Back Bencher

Cashgate’s corruption lookalike

Honourable Folks, something about the word “just” casts a spell on Malawian politicians. In the past week alone, politicians on both sides of the political divide have used “just” in a manner that betrays a tendency to take voters for granted.

On Saturday, 18th January, Information Minister Brown Mpinganjira—flanked by Finance Minister Maxwell Mkwezalamba and the latter’s deputy, Cornelius Mwalwanda—told a press conference in Blantyre Malawians should “just” have to wait till the end of the month to see the forensic cashgate report.

Yet, the report we should continue waiting for is ready and government has started using it. Mkwezalamba used its contents to declare that K8.9 billion, and not K20 billion as earlier reported by the Financial Intelligence Bureau (FIB), was looted from the public kitty through cashgate.

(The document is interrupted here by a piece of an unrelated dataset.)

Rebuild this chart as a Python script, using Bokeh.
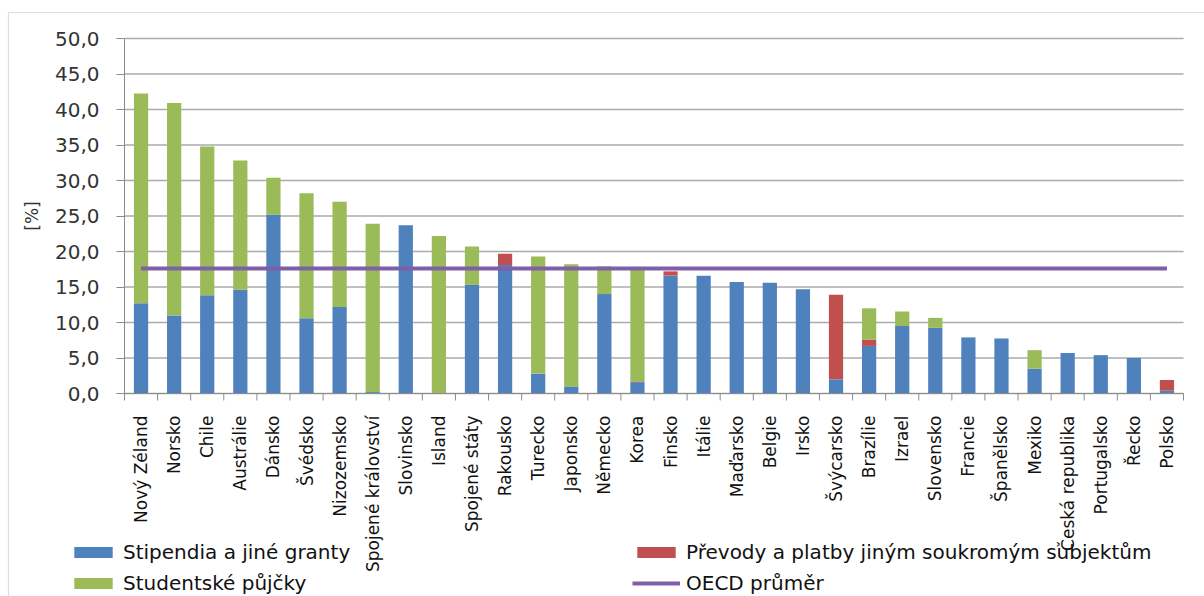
import math
from bokeh.plotting import figure
from bokeh.models import (ColumnDataSource, Range1d, LinearAxis, FixedTicker, Legend, LegendItem,
                          BoxAnnotation)
from bokeh.embed import file_html
from bokeh.resources import INLINE

countries = ["Nový Zéland", "Norsko", "Chile", "Austrálie", "Dánsko", "Švédsko", "Nizozemsko",
             "Spojené království", "Slovinsko", "Island", "Spojené státy", "Rakousko", "Turecko",
             "Japonsko", "Německo", "Korea", "Finsko", "Itálie", "Maďarsko", "Belgie", "Irsko",
             "Švýcarsko", "Brazílie", "Izrael", "Slovensko", "Francie", "Španělsko", "Mexiko",
             "Česká republika", "Portugalsko", "Řecko", "Polsko"]

stipendia = [12.7, 11.0, 13.85, 14.6, 25.2, 10.6, 12.2, 0.2, 23.7, 0.0, 15.3, 18.1, 2.8,
             1.0, 14.0, 1.6, 16.6, 16.6, 15.7, 15.6, 14.7,
             2.0, 6.7, 9.5, 9.25, 7.9, 7.75, 3.5, 5.7, 5.4, 5.0, 0.4]
prevody = [0.0, 0.0, 0.0, 0.0, 0.0, 0.0, 0.0, 0.0, 0.0, 0.0, 0.0, 1.6, 0.0,
           0.0, 0.0, 0.1, 0.6, 0.0, 0.0, 0.0, 0.0,
           11.9, 0.9, 0.0, 0.0, 0.0, 0.0, 0.0, 0.0, 0.0, 0.0, 1.5]
pujcky = [29.55, 29.9, 20.95, 18.2, 5.2, 17.6, 14.8, 23.7, 0.0, 22.2, 5.4, 0.0, 16.5,
          17.2, 3.9, 15.8, 0.0, 0.0, 0.0, 0.0, 0.0,
          0.0, 4.4, 2.05, 1.4, 0.0, 0.0, 2.6, 0.0, 0.0, 0.0, 0.0]
oecd_prumer = 17.6

y_ticks = [0, 5, 10, 15, 20, 25, 30, 35, 40, 45, 50]
y_tick_labels = ["0,0", "5,0", "10,0", "15,0", "20,0", "25,0", "30,0", "35,0", "40,0", "45,0", "50,0"]

BLUE = "#4F81BD"
RED = "#C0504D"
GREEN = "#9BBB59"
PURPLE = "#7F5FA8"
GRID = "#ABABAB"
AXIS = "#8C8C8C"
FONT = "DejaVu Sans"

# layout (pixels inside the figure)
W, H = 1204, 596
PLOT_L, PLOT_R, PLOT_T, PLOT_B = 124, 1183, 38, 393

n = len(countries)
y_max = y_ticks[-1]
px_x = (PLOT_R - PLOT_L) / n
px_y = (PLOT_B - PLOT_T) / y_max

x_pos = [i + 0.5 for i in range(n)]
bounds_x = list(range(n + 1))

src = ColumnDataSource(dict(x=x_pos, country=countries, stipendia=stipendia,
                            prevody=prevody, pujcky=pujcky))

p = figure(width=W, height=H,
           x_range=Range1d(-PLOT_L / px_x, n + (W - PLOT_R) / px_x),
           y_range=Range1d(-(H - PLOT_B) / px_y, y_max + PLOT_T / px_y),
           output_backend="svg", toolbar_location=None,
           x_axis_location=None, y_axis_location=None,
           min_border_left=0, min_border_right=0, min_border_top=0, min_border_bottom=0,
           background_fill_color="white", border_fill_color="white", outline_line_color=None)
p.xgrid.visible = False
p.ygrid.visible = False

# outer chart border (left and top edges visible)
p.add_layout(BoxAnnotation(left=8, right=W + 20, top=12, bottom=H + 20,
                           left_units="canvas", right_units="canvas",
                           top_units="canvas", bottom_units="canvas",
                           fill_alpha=0, line_color="#8F8F8F", line_width=1.2))

# horizontal gridlines
p.segment(x0=0, x1=n, y0=y_ticks, y1=y_ticks, line_color=GRID, line_width=1.5)

bars = p.vbar_stack(["stipendia", "prevody", "pujcky"], x="x", width=0.43,
                    fill_color=[BLUE, RED, GREEN], line_color=None, source=src)
oecd_line = p.line(x=x_pos, y=[oecd_prumer] * n, line_color=PURPLE, line_width=4)

# category boundary tick marks below the x axis
p.segment(x0=bounds_x, x1=bounds_x, y0=0, y1=-7 / px_y, line_color=AXIS, line_width=1)

# y axis
ya = LinearAxis(fixed_location=0, bounds=(0, y_max),
                ticker=FixedTicker(ticks=y_ticks, minor_ticks=[]),
                major_label_overrides=dict(zip(y_ticks, y_tick_labels)),
                axis_line_color=AXIS, major_tick_line_color=AXIS,
                major_tick_out=8, major_tick_in=0, minor_tick_line_color=None,
                major_label_standoff=17, major_label_text_font=FONT,
                major_label_text_font_size="20px", major_label_text_color="#333333",
                axis_label="[%]", axis_label_text_font=FONT, axis_label_text_font_size="17px",
                axis_label_text_font_style="normal", axis_label_text_color="#333333",
                axis_label_standoff=10)
p.add_layout(ya, "left")

# x axis with category labels
xa = LinearAxis(fixed_location=0, bounds=(0, n),
                ticker=FixedTicker(ticks=x_pos, minor_ticks=[]),
                major_label_overrides=dict(zip(x_pos, countries)),
                axis_line_color=AXIS, major_tick_line_color=None, minor_tick_line_color=None,
                major_tick_out=0, major_tick_in=0,
                major_label_orientation=math.pi / 2, major_label_standoff=22,
                major_label_text_font=FONT, major_label_text_font_size="17px",
                major_label_text_color="#111111")
p.add_layout(xa, "below")

legend = Legend(items=[
    LegendItem(label="Stipendia a jiné granty", renderers=[bars[0]]),
    LegendItem(label="Studentské půjčky", renderers=[bars[2]]),
    LegendItem(label="Převody a platby jiným soukromým subjektům", renderers=[bars[1]]),
    LegendItem(label="OECD průměr", renderers=[oecd_line]),
], location=(69, 1), orientation="vertical", nrows=2,
    glyph_width=48, glyph_height=14, label_width=502, label_height=20,
    label_standoff=6, spacing=7, padding=0, margin=0,
    border_line_color=None, background_fill_alpha=0,
    label_text_font=FONT, label_text_font_size="20px", label_text_color="#111111")
p.add_layout(legend, "center")

open("out.html", "w").write(file_html(p, INLINE))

Not only that; the minister has also confirmed that the executive summary for the forensic cashgate report had been sent to the International Monetary Fund (IMF). So why should we still “just” have to wait? Why can’t we have even the summary that was sent to IMF?

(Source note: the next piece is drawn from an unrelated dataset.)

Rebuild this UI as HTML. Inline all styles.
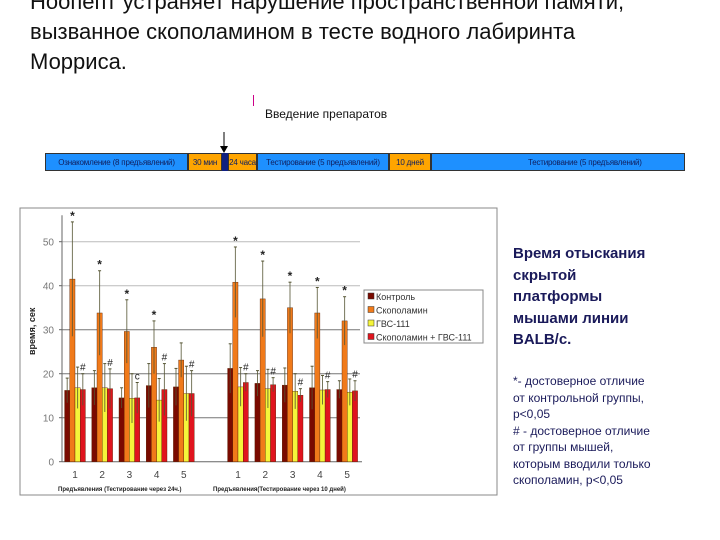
<!DOCTYPE html>
<html><head><meta charset="utf-8"><style>
body{margin:0;width:720px;height:540px;overflow:hidden;background:#fff;font-family:"Liberation Sans","DejaVu Sans",sans-serif;position:relative}
.t{position:absolute;white-space:nowrap}
</style></head><body>
<div class="t" style="left:30px;top:-13px;font-size:22px;line-height:30px;color:#111">Ноопепт устраняет нарушение пространственной памяти,<br>вызванное скополамином в тесте водного лабиринта<br>Морриса.</div>
<div style="position:absolute;left:253px;top:95px;width:1px;height:11px;background:#c08"></div>
<div class="t" style="left:265px;top:107px;font-size:12px;color:#111">Введение препаратов</div>
<svg style="position:absolute;left:0;top:0" width="720" height="180"><line x1="224" y1="132" x2="224" y2="148" stroke="#000"/><polygon points="220,146 228,146 224,153" fill="#000"/></svg>
<div style="position:absolute;left:45px;top:153px;width:640px;height:18px;font-size:8px;line-height:18px;letter-spacing:-0.2px">
<div class="t" style="left:0;width:143px;height:18px;background:#1e90ff;color:#102060;text-align:center;border:1px solid #333;box-sizing:border-box">Ознакомление (8 предъявлений)</div>
<div class="t" style="left:143px;width:34px;height:18px;background:#ffa500;color:#102060;text-align:center;border:1px solid #333;box-sizing:border-box">30 мин</div>
<div class="t" style="left:177px;width:6px;height:18px;background:#102080"></div>
<div class="t" style="left:183px;width:29px;height:18px;background:#ffa500;color:#102060;text-align:center;border:1px solid #333;box-sizing:border-box">24 часа</div>
<div class="t" style="left:212px;width:132px;height:18px;background:#1e90ff;color:#102060;text-align:center;border:1px solid #333;box-sizing:border-box">Тестирование (5 предъявлений)</div>
<div class="t" style="left:344px;width:42px;height:18px;background:#ffa500;color:#102060;text-align:center;border:1px solid #333;box-sizing:border-box">10 дней</div>
<div class="t" style="left:386px;width:254px;height:18px;background:#1e90ff;color:#102060;text-align:left;padding-left:96px;border:1px solid #333;box-sizing:border-box">Тестирование (5 предъявлений)</div>
</div>
<div class="t" style="left:513px;top:243px;font-size:15px;line-height:21.5px;color:#1a1a5a;font-weight:bold">Время отыскания<br>скрытой<br>платформы<br>мышами линии<br>BALB/c.</div>
<div class="t" style="left:513px;top:373px;font-size:12px;line-height:16.5px;color:#1a1a5a">*- достоверное отличие<br>от контрольной группы,<br>p&lt;0,05<br># - достоверное отличие<br>от группы мышей,<br>которым вводили только<br>скополамин, p&lt;0,05</div>
<svg id="chart" style="position:absolute;left:0;top:0" width="720" height="540"></svg>
<script>
const groups=["1","2","3","4","5","1","2","3","4","5"];
const control=[16.2,16.8,14.5,17.3,17,21.2,17.8,17.4,16.8,16.4];
const controlErr=[2.8,3.9,2.3,5,4.2,5.6,2.9,3.9,4.9,2];
const scop=[41.5,33.8,29.6,26,23.1,40.8,37,35,33.8,32];
const scopErr=[13,9.6,7.2,6,3.9,8,8.6,5.8,5.8,5.5];
const gvs=[16.8,16.8,14.4,14,15.5,17,16.6,16,16.3,15.8];
const gvsErr=[4.7,5.5,5.6,4.9,6.2,4.4,4.4,4,3.3,3];
const combo=[16.4,16.6,14.5,16.4,15.5,18,17.5,15.1,16.4,16.1];
const comboErr=[3.6,4.5,3.5,5.9,5.2,2,1.6,1.5,1.8,2.3];
const starMark=[1,1,1,1,0,1,1,1,1,1];
const hashMark=["#","#","c","#","#","#","#","#","#","#"];
const yTicks=[0,10,20,30,40,50];
const seriesNames=["Контроль","Скополамин","ГВС-111","Скополамин + ГВС-111"];
const colors=["#7a0a00","#f07a1a","#f5f53a","#e0141e"];
const ns="http://www.w3.org/2000/svg",svg=document.getElementById("chart");
function mk(t,a,p){const e=document.createElementNS(ns,t);for(const k in a)e.setAttribute(k,a[k]);(p||svg).appendChild(e);return e}
const y0=461.7,pxPer=4.4;
const Y=v=>y0-v*pxPer;
const X=i=>(i<5?75+i*27.2:238+(i-5)*27.3);
mk("rect",{x:20,y:208,width:477,height:287,fill:"#fff",stroke:"#888"});
yTicks.forEach(v=>{
 if(v>0){const g=mk("line",{x1:62,x2:360,y1:Y(v),y2:Y(v),stroke:v>=40?"#bbb":"#777","stroke-width":1});}
 const t=mk("text",{x:54,y:Y(v)+4,"font-size":10,fill:"#777","text-anchor":"end"});t.textContent=v;
 
 mk("line",{x1:59,x2:62,y1:Y(v),y2:Y(v),stroke:"#666"});
});
mk("line",{x1:62,x2:62,y1:Y(0),y2:Y(56),stroke:"#666"});
mk("line",{x1:62,x2:362,y1:Y(0),y2:Y(0),stroke:"#666"});
const yt=mk("text",{x:0,y:0,"font-size":9,"font-weight":"bold",fill:"#222",transform:"translate(35,355) rotate(-90)"});yt.textContent="время, сек";

const series=[[control,controlErr],[scop,scopErr],[gvs,gvsErr],[combo,comboErr]];
const bw=5.2;
groups.forEach((g,i)=>{
 const cx=X(i);
 series.forEach((s,j)=>{
  const x=cx-2*bw+j*bw,v=s[0][i],e=s[1][i];
  const r=mk("rect",{x:x,y:Y(v),width:bw,height:Y(0)-Y(v),fill:colors[j],stroke:"#5a2000","stroke-width":0.4});
  
  const m=x+bw/2;
  mk("line",{x1:m,x2:m,y1:Y(v+e),y2:Y(v-e),stroke:"#553",opacity:0.8});
  mk("line",{x1:m-1.5,x2:m+1.5,y1:Y(v+e),y2:Y(v+e),stroke:"#553"});
 });
 if(starMark[i]){const st=mk("text",{x:cx-2*bw+bw*1.5,y:Y(scop[i]+scopErr[i])-2,"font-size":12,"font-weight":"bold","text-anchor":"middle",fill:"#222"});st.textContent="*";}
 const h=mk("text",{x:cx+bw*1.5,y:Y(combo[i]+comboErr[i])-3,"font-size":10,"text-anchor":"middle",fill:"#222"});h.textContent=hashMark[i];
 
 const l=mk("text",{x:cx,y:478,"font-size":10,"text-anchor":"middle",fill:"#444"});l.textContent=g;
 
});
const xa=mk("text",{x:58,y:491,"font-size":6,"font-weight":"bold",fill:"#222"});xa.textContent="Предъявления (Тестирование через 24ч.)";

const xb=mk("text",{x:213,y:491,"font-size":6,"font-weight":"bold",fill:"#222"});xb.textContent="Предъявления(Тестирование через 10 дней)";

const lg=mk("g",{});
mk("rect",{x:364,y:290,width:119,height:53,fill:"#fff",stroke:"#888"},lg);
seriesNames.forEach((n,j)=>{
 const yy=297+j*13.5;
 mk("rect",{x:368,y:yy-4,width:6,height:6,fill:colors[j],stroke:"#333","stroke-width":0.5},lg);
 const t=mk("text",{x:376,y:yy+3,"font-size":9,fill:"#333"},lg);t.textContent=n;
 
});
</script>
</body></html>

This is how Mkwezalamba reportedly opined on the issue: “This was an executive summary and was specifically meant for the IMF. It’s not what Malawians are looking for. It doesn’t contain the nitty-gritty that Malawians are looking for…”

The rush to IMF while thinking that it’s okay for Malawians to “just” wait for the end of the month for the so-called “nitty-gritties” is to take voters for granted. It shows IMF is the constituency that matters more.  Were it to happen elsewhere in the democratic world, more likely multitudes would’ve gone to the street if only to remind government who it should be answering to.

Come Sunday, 19th January, at a press conference addressed by DPP president Peter Mutharika, Goodall Gondwe pulled another “just” surprise. In a spirited fight to exonerate DPP on cashgate, Gondwe was quoted as having said: “What was happening during DPP was just mere corruption not cashgate.  Corruption happens all over the world.”

Corruption may indeed happen all over the world, but what went into the former minister’s head that he could describe a malaise that eats up 30 percent of government revenue every year—an equivalent of the entire donor aid that went into last year’s budget—“just mere corruption”?

If indeed Gondwe’s “just mere corruption” view resonates with the thinking in DPP (we shall tell by what the party and its leadership say on corruption as the campaign for the tripartite elections builds to a crescendo) then there is a serious image problem voters can ignore at their peril.

“Just mere corruption” defined a governance scenario in which a president, who declared assets worth K150 million on assuming office, is alleged to have amassed over K60 billion wealth by the time of his sudden death in office, eight years later!

“Just mere corruption” made the Integrated Financial Management Information System (Ifmis) so porous, way before 2012, that bad guys in the public and private—including the banking sectors—were able to establish networks through which government cheques, fraudulently produced, could be encashed (stories on this issue pre-dating the cashgate scandal are available in NPL library).

On matters of corruption, Malawi—whether under Bakili Muluzi, Mutharika or Banda’s leadership—has always been, to borrow from first president Kamuzu Banda most loved expression , “not just a performer but a star performer.” So high is the loss of public revenue to corruption—and cashgate has many traits of it if looked at from the Sadc Protocol Against Corruption definition—that when compared with the Sadc average of 20 percent, we all have a good reason to get worried indeed.

So, Mpinganjira and company on the government side, and Gondwe and company on the opposition side have no business using the word “just” to justify the failures of their sides in dealing decisively with corruption, including cashgate.

If we allow them that luxury, “just” another 50 years will elapse only to discover we haven’t moved an inch from poverty. The only thing that’s likely to remain unchanged is that the corrupt will not “just” cart home “mere” millions but billions of kwacha as reportedly did president Mutharika and the champions of cashgate.